I believe it was that qualifying phrase that Jesus added to these words, "Love one another." He made it quite specific by saying that they were to love one another as I have loved you. In other words, the unique way that Jesus had incarnated that ancient ideal was to become the pattern of how the disciples, and that includes us, were to love one another. Here is one of those places where the famous imitation of Christ's ideal got its origin, and it raises the seminal question, "Exactly how did this one, who became what we are so we could understand more fully who God is, actually and realistically love?"
St. Augustine has given me two clues to such a question. He once observed that Jesus loved each one he had ever met as if there were none other in all the world to love. In other words, Jesus radically individualized the affection he acted out toward others. Instead of never seeing the trees for the forest, as the old adage goes, Jesus reversed that process and never failed to focus on the particular and the unique in each human being. This represents an extraordinary commitment and discipline, especially because, even in Jesus' day, he came in contact with many, many people and, therefore, must have found it tempting to lump people together in categories, in classes, and to allow the forest mentality to blind him to the genuine uniqueness of each human being. However, I do not think I am being totally naive to say that even though such an ideal is a tremendous, tremendous reach, it is within the possibility of everyone of us. Here is an aspiration to which I suggest all of us should commit ourselves and that is to grow in our capacity to individualize our loving energies. Now to be sure, only the Holy One can actualize this ideal completely.
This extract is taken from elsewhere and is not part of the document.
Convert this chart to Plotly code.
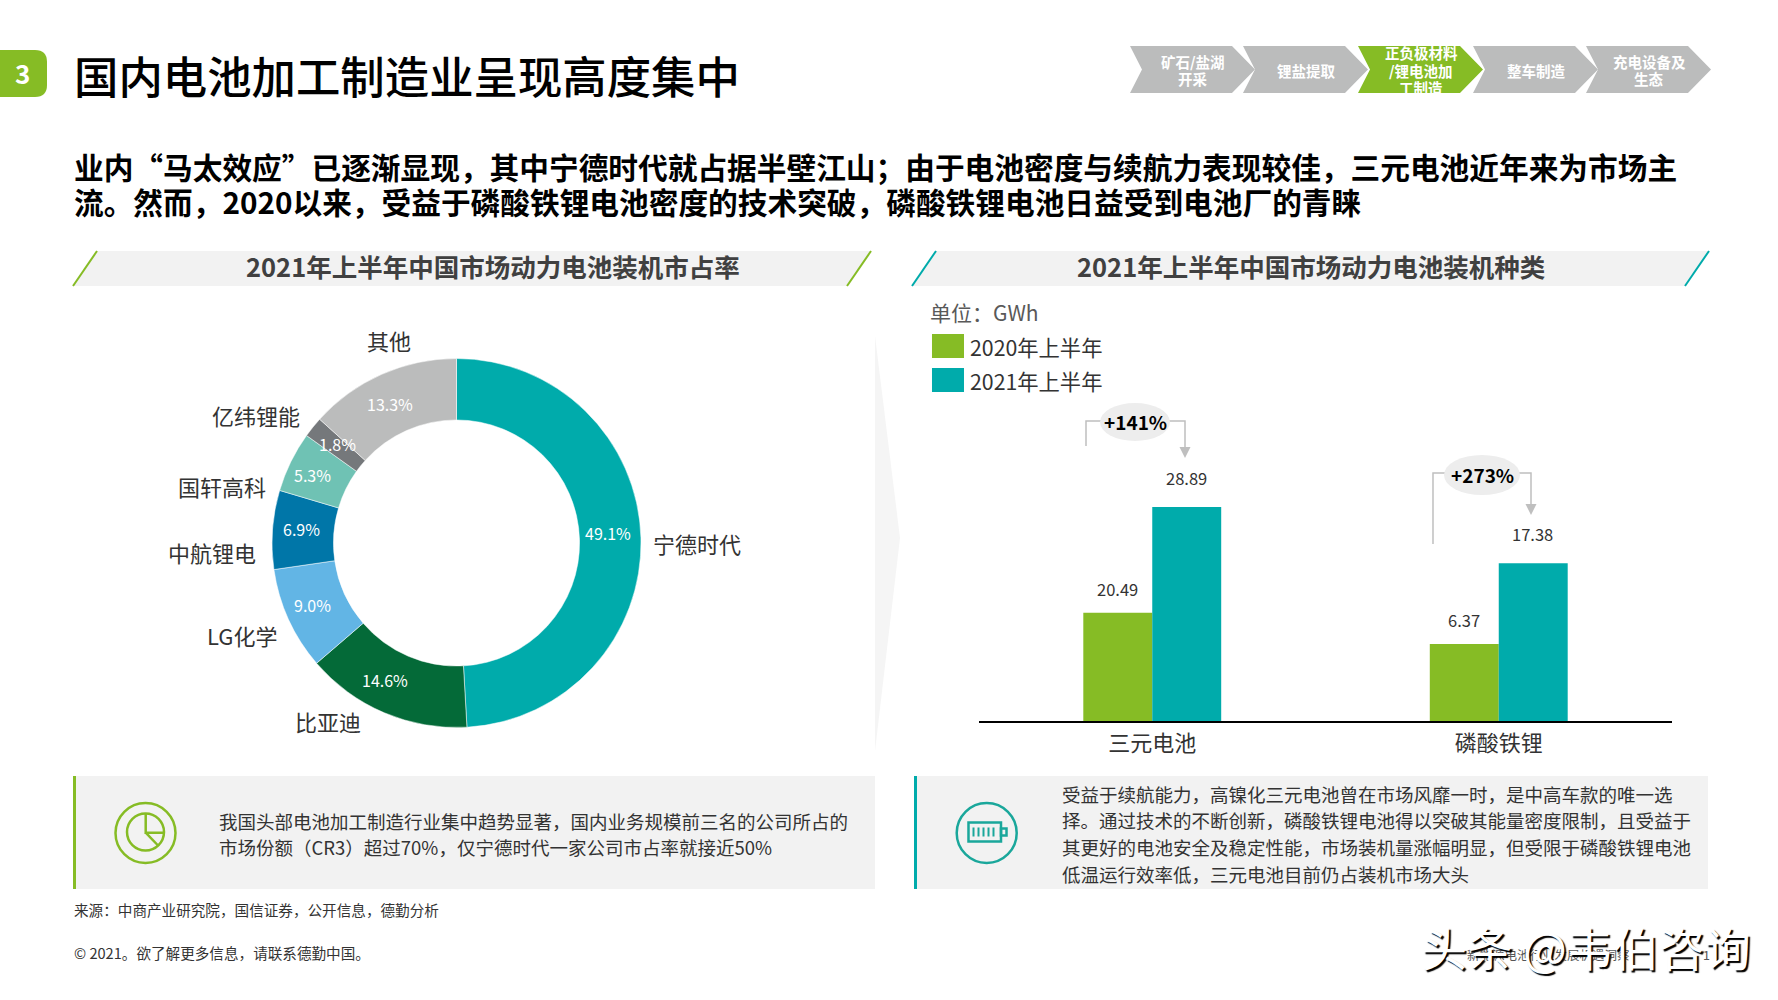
import math
import plotly.graph_objects as go

W, H = 1778, 1000
FONT = "Noto Sans CJK SC"

GREEN = "#86BC25"
TEAL = "#00ABAB"
PANEL = "#F2F2F2"
TEXT = "#333333"

# 市占率
share_names = ["宁德时代", "比亚迪", "LG化学", "中航锂电", "国轩高科", "亿纬锂能", "其他"]
share_values = [49.1, 14.6, 9.0, 6.9, 5.3, 1.8, 13.3]
share_colors = [TEAL, "#046A38", "#62B5E5", "#0076A8", "#6FC2B4", "#75787B", "#BBBCBC"]

# 装机种类
kinds = ["三元电池", "磷酸铁锂"]
years = ["2020年上半年", "2021年上半年"]
# 印在图上的数值
printed_2020 = ["20.49", "6.37"]
printed_2021 = ["28.89", "17.38"]
# 原图柱高与标注数字不成比例，这里按原图读取的柱高（以28.89那根为基准）
drawn_2020 = [14.6, 10.4]
drawn_2021 = [28.89, 21.3]
growth = ["+141%", "+273%"]

steps = [["矿石/盐湖", "开采"], ["锂盐提取"], ["正负极材料", "/锂电池加", "工制造"], ["整车制造"], ["充电设备及", "生态"]]

title = "国内电池加工制造业呈现高度集中"
subtitle = ["业内“马太效应”已逐渐显现，其中宁德时代就占据半壁江山；由于电池密度与续航力表现较佳，三元电池近年来为市场主",
            "流。然而，2020以来，受益于磷酸铁锂电池密度的技术突破，磷酸铁锂电池日益受到电池厂的青睐"]
left_note = ["我国头部电池加工制造行业集中趋势显著，国内业务规模前三名的公司所占的",
             "市场份额（CR3）超过70%，仅宁德时代一家公司市占率就接近50%"]
right_note = ["受益于续航能力，高镍化三元电池曾在市场风靡一时，是中高车款的唯一选",
              "择。通过技术的不断创新，磷酸铁锂电池得以突破其能量密度限制，且受益于",
              "其更好的电池安全及稳定性能，市场装机量涨幅明显，但受限于磷酸铁锂电池",
              "低温运行效率低，三元电池目前仍占装机市场大头"]


def px(x):
    return x / W


def py(y):
    return 1 - y / H


def poly(points, fill=None, line=None, width=0, close=True, layer="below"):
    d = "M" + " L".join(f"{px(x):.5f},{py(y):.5f}" for x, y in points)
    if close:
        d += " Z"
    return dict(type="path", xref="paper", yref="paper", path=d, layer=layer,
                fillcolor=fill if fill else "rgba(0,0,0,0)",
                line=dict(color=line if line else "rgba(0,0,0,0)", width=width))


def circle(cx, cy, rx, ry=None, fill=None, line=None, width=0, layer="above"):
    ry = rx if ry is None else ry
    return dict(type="circle", xref="paper", yref="paper", layer=layer,
                x0=px(cx - rx), x1=px(cx + rx), y0=py(cy + ry), y1=py(cy - ry),
                fillcolor=fill if fill else "rgba(0,0,0,0)",
                line=dict(color=line if line else "rgba(0,0,0,0)", width=width))


def label(x, y, text, size, color=TEXT, bold=False, anchor="left", shadow=None, weight=None):
    # Noto的字形在行框里偏下，统一上移一点
    font = dict(family=FONT, size=size, color=color, weight=weight or (700 if bold else 400))
    if shadow:
        font["shadow"] = shadow
    return dict(xref="paper", yref="paper", x=px(x), y=py(y - 2.5), text=text, showarrow=False,
                xanchor=anchor, yanchor="middle", font=font, borderpad=0)


shapes = []
notes = []

# 左上角编号
tag = (f"M0,{py(50):.5f} L{px(35):.5f},{py(50):.5f} Q{px(47):.5f},{py(50):.5f} {px(47):.5f},{py(62):.5f} "
       f"L{px(47):.5f},{py(85):.5f} Q{px(47):.5f},{py(97):.5f} {px(35):.5f},{py(97):.5f} L0,{py(97):.5f} Z")
shapes.append(dict(type="path", xref="paper", yref="paper", path=tag, fillcolor=GREEN, line_width=0, layer="below"))
notes.append(label(22, 75, "3", 26, "white", True, "center"))
notes.append(label(73, 77, title, 44.4, "#000000", weight=500))

# 产业链箭头
step_x = [1130, 1243, 1358, 1473, 1586]
for i, (x, lines) in enumerate(zip(step_x, steps)):
    color = GREEN if i == 2 else "#BBBCBC"
    shapes.append(poly([(x, 46), (x + 102, 46), (x + 125, 69.5), (x + 102, 93), (x, 93), (x + 12, 69.5)], fill=color))
    cx = x + 63
    line_gap = 17.5 if len(lines) == 3 else 17
    top = 72.5 - line_gap * (len(lines) - 1) / 2
    for j, t in enumerate(lines):
        notes.append(label(cx, top + j * line_gap, t, 14.5, "white", True, "center"))

notes.append(label(73, 168.5, subtitle[0], 29.7, "#000000", True))
notes.append(label(73, 204.5, subtitle[1], 29.7, "#000000", True))

# 两个小标题
for x0, x1, color, text, cx in [(73, 847, GREEN, "2021年上半年中国市场动力电池装机市占率", 493),
                                (912, 1685, TEAL, "2021年上半年中国市场动力电池装机种类", 1311)]:
    shapes.append(poly([(x0, 286), (x0 + 24, 251), (x1 + 24, 251), (x1, 286)], fill=PANEL))
    shapes.append(poly([(x0, 286), (x0 + 24, 251)], line=color, width=2, close=False))
    shapes.append(poly([(x1, 286), (x1 + 24, 251)], line=color, width=2, close=False))
    notes.append(label(cx, 267.5, text, 25.5, "#404040", True, "center"))

# 中间分隔
shapes.append(poly([(875, 336), (900, 538), (875, 751)], fill="#F5F5F5"))

# 底部说明框
for x0, x1, color in [(73, 875, GREEN), (914, 1708, TEAL)]:
    shapes.append(poly([(x0, 776), (x1, 776), (x1, 889), (x0, 889)], fill=PANEL))
    shapes.append(poly([(x0, 776), (x0 + 3, 776), (x0 + 3, 889), (x0, 889)], fill=color))

for i, t in enumerate(left_note):
    notes.append(label(218, 823 + i * 26.3, t, 18.5))
for i, t in enumerate(right_note):
    notes.append(label(1061, 796 + i * 26.7, t, 18.5))

# 饼图小图标
shapes.append(circle(145.5, 833, 30, line=GREEN, width=2.5))
shapes.append(circle(145.5, 832, 18.5, line=GREEN, width=2.5))
shapes.append(poly([(145.7, 814), (145.7, 832.7), (163.5, 832.7)], line=GREEN, width=2.5, close=False, layer="above"))
shapes.append(poly([(145.7, 832.7), (158.5, 846)], line=GREEN, width=2.5, close=False, layer="above"))

# 电池小图标
BAT = "#1AA79B"
shapes.append(circle(986.7, 833, 30, line=BAT, width=2.5))
shapes.append(poly([(968.5, 822.5), (1001, 822.5), (1001, 841.5), (968.5, 841.5)], line=BAT, width=2.5, layer="above"))
shapes.append(poly([(1001, 828.5), (1006.5, 828.5), (1006.5, 835.5), (1001, 835.5)], line=BAT, width=2.5, layer="above"))
for bx in [973.5, 978.5, 983.5, 988.5, 993.5]:
    shapes.append(poly([(bx, 827.5), (bx, 836.5)], line=BAT, width=2, close=False, layer="above"))

# 页脚
notes.append(label(73, 912, "来源：中商产业研究院，国信证券，公开信息，德勤分析", 14.6))
notes.append(label(73, 955, "© 2021。欲了解更多信息，请联系德勤中国。", 14.6))
notes.append(label(1466, 957, "新能源电池行业发展机遇洞察", 12.5, "#555555"))
notes.append(label(1702, 957, "1", 12.5, "#555555"))
notes.append(label(1420, 948, "头条 @韦伯咨询", 46, "white", shadow="2px 2px 1px #000000"))

# ---------- 环形图 ----------
cx, cy, R = 456.5, 543, 184.5
HOLE = 0.667
pie = go.Pie(
    labels=share_names, values=share_values, sort=False, direction="clockwise", rotation=0,
    hole=HOLE, textinfo="none", showlegend=False,
    marker=dict(colors=share_colors, line=dict(color="white", width=0.5)),
    domain=dict(x=[px(cx - R), px(cx + R)], y=[py(cy + R), py(cy - R)]),
)

# 百分比放在环的中线上，再按原图微调
pct_nudge = [(0, -3), (-9, -2), (-2, 1), (0, 0), (-4, 2), (3, 0), (-2, 4)]
total = sum(share_values)
seen = 0
for v, (dx, dy) in zip(share_values, pct_nudge):
    a = (seen + v / 2) / total * 2 * math.pi
    seen += v
    rr = R * (1 + HOLE) / 2
    notes.append(label(cx + rr * math.sin(a) - 2 + dx, cy - rr * math.cos(a) + dy, f"{v:.1f}%", 16, "white", False, "center"))

name_pos = [(697, 545), (328, 723), (242, 637), (212, 554), (222, 488), (256, 417), (389, 342)]
for n, (x, y) in zip(share_names, name_pos):
    notes.append(label(x, y, n, 22, "#333333", False, "center"))

# ---------- 柱状图 ----------
bar1 = go.Bar(x=kinds, y=drawn_2020, name=years[0], marker_color=GREEN, marker_line_width=0, showlegend=False)
bar2 = go.Bar(x=kinds, y=drawn_2021, name=years[1], marker_color=TEAL, marker_line_width=0, showlegend=False)

for k, a, b, ta, tb in zip(kinds, drawn_2020, drawn_2021, printed_2020, printed_2021):
    for v, t, shift, up in [(a, ta, -35, 10), (b, tb, 34, 15)]:
        notes.append(dict(xref="x", yref="y", x=k, y=v, text=t, showarrow=False, xshift=shift, yshift=up,
                          yanchor="bottom", font=dict(family=FONT, size=16.5, color=TEXT)))

# 图例和单位
notes.append(label(929, 314, "单位：GWh", 21, "#595959"))
for (y0, y1), color, t in zip([(334, 358), (368, 392)], [GREEN, TEAL], years):
    shapes.append(poly([(932, y0), (964, y0), (964, y1), (932, y1)], fill=color))
    notes.append(label(969, (y0 + y1) / 2 + 3, t, 21.3))

# 增长标注
GREY = "#BFBFBF"
for (ex, ey, rx, ry), pts, t in zip(
    [(1135, 422, 35, 19), (1482, 475, 38, 20)],
    [[(1086, 446), (1086, 421), (1185, 421), (1185, 447)], [(1433, 544), (1433, 473), (1531, 473), (1531, 504)]],
    growth,
):
    shapes.append(poly(pts, line=GREY, width=1.5, close=False, layer="above"))
    tip_x, tip_y = pts[-1]
    shapes.append(poly([(tip_x - 5.5, tip_y), (tip_x + 5.5, tip_y), (tip_x, tip_y + 11)], fill=GREY, layer="above"))
    shapes.append(circle(ex, ey, rx, ry, fill="#EDEDED"))
    notes.append(label(ex, ey + 2, t, 19, "#000000", True, "center"))

fig = go.Figure([pie, bar1, bar2])
fig.update_layout(
    width=W, height=H,
    margin=dict(l=0, r=0, t=0, b=0),
    paper_bgcolor="white", plot_bgcolor="rgba(0,0,0,0)",
    font=dict(family=FONT, color=TEXT),
    barmode="group", bargap=0.602, bargroupgap=0,
    shapes=shapes, annotations=notes,
    xaxis=dict(domain=[px(979), px(1672)], type="category", showline=True, linecolor="#000000", linewidth=1.5,
               showgrid=False, ticks="outside", ticklen=2, tickcolor="rgba(0,0,0,0)",
               tickfont=dict(family=FONT, size=22, color=TEXT)),
    yaxis=dict(domain=[py(721), py(480)], range=[0, 32.53], visible=False),
)

fig.write_html("out.html", config=dict(displayModeBar=False), post_script="document.body.style.margin='0';")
I've always loved the little story about the boy who's trying to learn the Lord's Prayer, and one night as he knelt by his bed, these words came out:
Our Father, who are in heaven
How do you know my name?
Such individualized affection will always remain a mystery to us mortals, and at the same time, let us never forget we're made in the image of that extraordinary love. And doing what Jesus did in loving each one he ever met as if there were none other in all the world is at least an ideal toward which we can reach even if it always remains utterly beyond our complete grasp.
The second clue St. Augustine offers is that Jesus loved all as he loved each. The way he loved was not only individualized, but it was also incredibly universal. I do not know which of these qualities is more amazing, but, once again, the great saint's description remains true to the memories that we're given of Jesus in all four of the canonical gospels. Those eyes out of which he looked when he lived upon this earth were never filled with contempt or disdain. Even when the words Jesus spoke assumed a note of harshness, it was because of a concern that he felt for those whom he addressed. They were never words of hatred. We must never forget that the opposite of love is not anger or hostility but indifference. But there is not one example in all of the gospels of Jesus ever turning away from another as if what happened to that one made no difference to him. I find St. Augustine's words to be a wonderful description of that unique way that Jesus loved and invites us now to love also. He loved each one he ever met as if there were none other in all the world to love, and he loved all as he loved each.
As I have meditated on this extraordinary reality, I find myself agreeing with one of the most important things C.S. Lewis ever taught me. In one of his very last books, the profound English scholar examines all the famous Greek words for the concept of love and then concludes that at bottom they come down to one seminal distinction: the difference between what he calls "need love" and "gift love."
Need love, Lewis says, is always born of emptiness. It is basically inquisitive to the core. A need lover sees in every beloved object or person a value that he or she covets to possess. Need love moves out greedily to grasp and to appropriate for itself. If one were to diagram it, need love is always circular, reaching out to the beloved to transfer value back to itself. In a popular image, need love sucks essence out of another and into itself. It does not take exceptional imagination, Lewis contends, to acknowledge that many times when we humans say to another, "I love you," what we are really meaning is, "I need you, I want you. You have a value that I very much desire to make my own, no matter what the consequence may be to you."
Now over against this graphic image, Lewis contends there is another reality that is utterly different. It is what he calls gift love. Instead of being born of emptiness or lack, this form of loving is born of fullness. The goal of gift love is to enrich and enhance the beloved rather than to extract value. Gift love is like an arc, not a circle. It moves out to bless and to increase rather to acquire or to diminish. Gift love is more like a bountiful, artesian well that continues to overflow than a vacuum or a black hole. Lewis concludes this contrast by saying that the uniqueness of the biblical vision of reality is that God's love is gift love, not need love. And then he says, "We humans are made in the image of such everlasting and unconditional love." Lewis' depiction of gift love really is the foundation stone of the way St. Augustine describes the way Jesus loved. And the great good news for everyone of us to hear today is not only that we are loved by God in this marvelous way, but also that this is our deepest identity as well and is a way we can choose to live our lives.
The theologian Karl Barth once said, "Jesus is the name of our species, in relation to whom we are still subhuman but, nonetheless, called ultimately to become." Jesus would not have given us this new commandment if it had not been possible.
You and I, with the help of God's unfailing grace, can grow into the wonder of loving each one as if there is none other in all the world to love and loving all as we love each.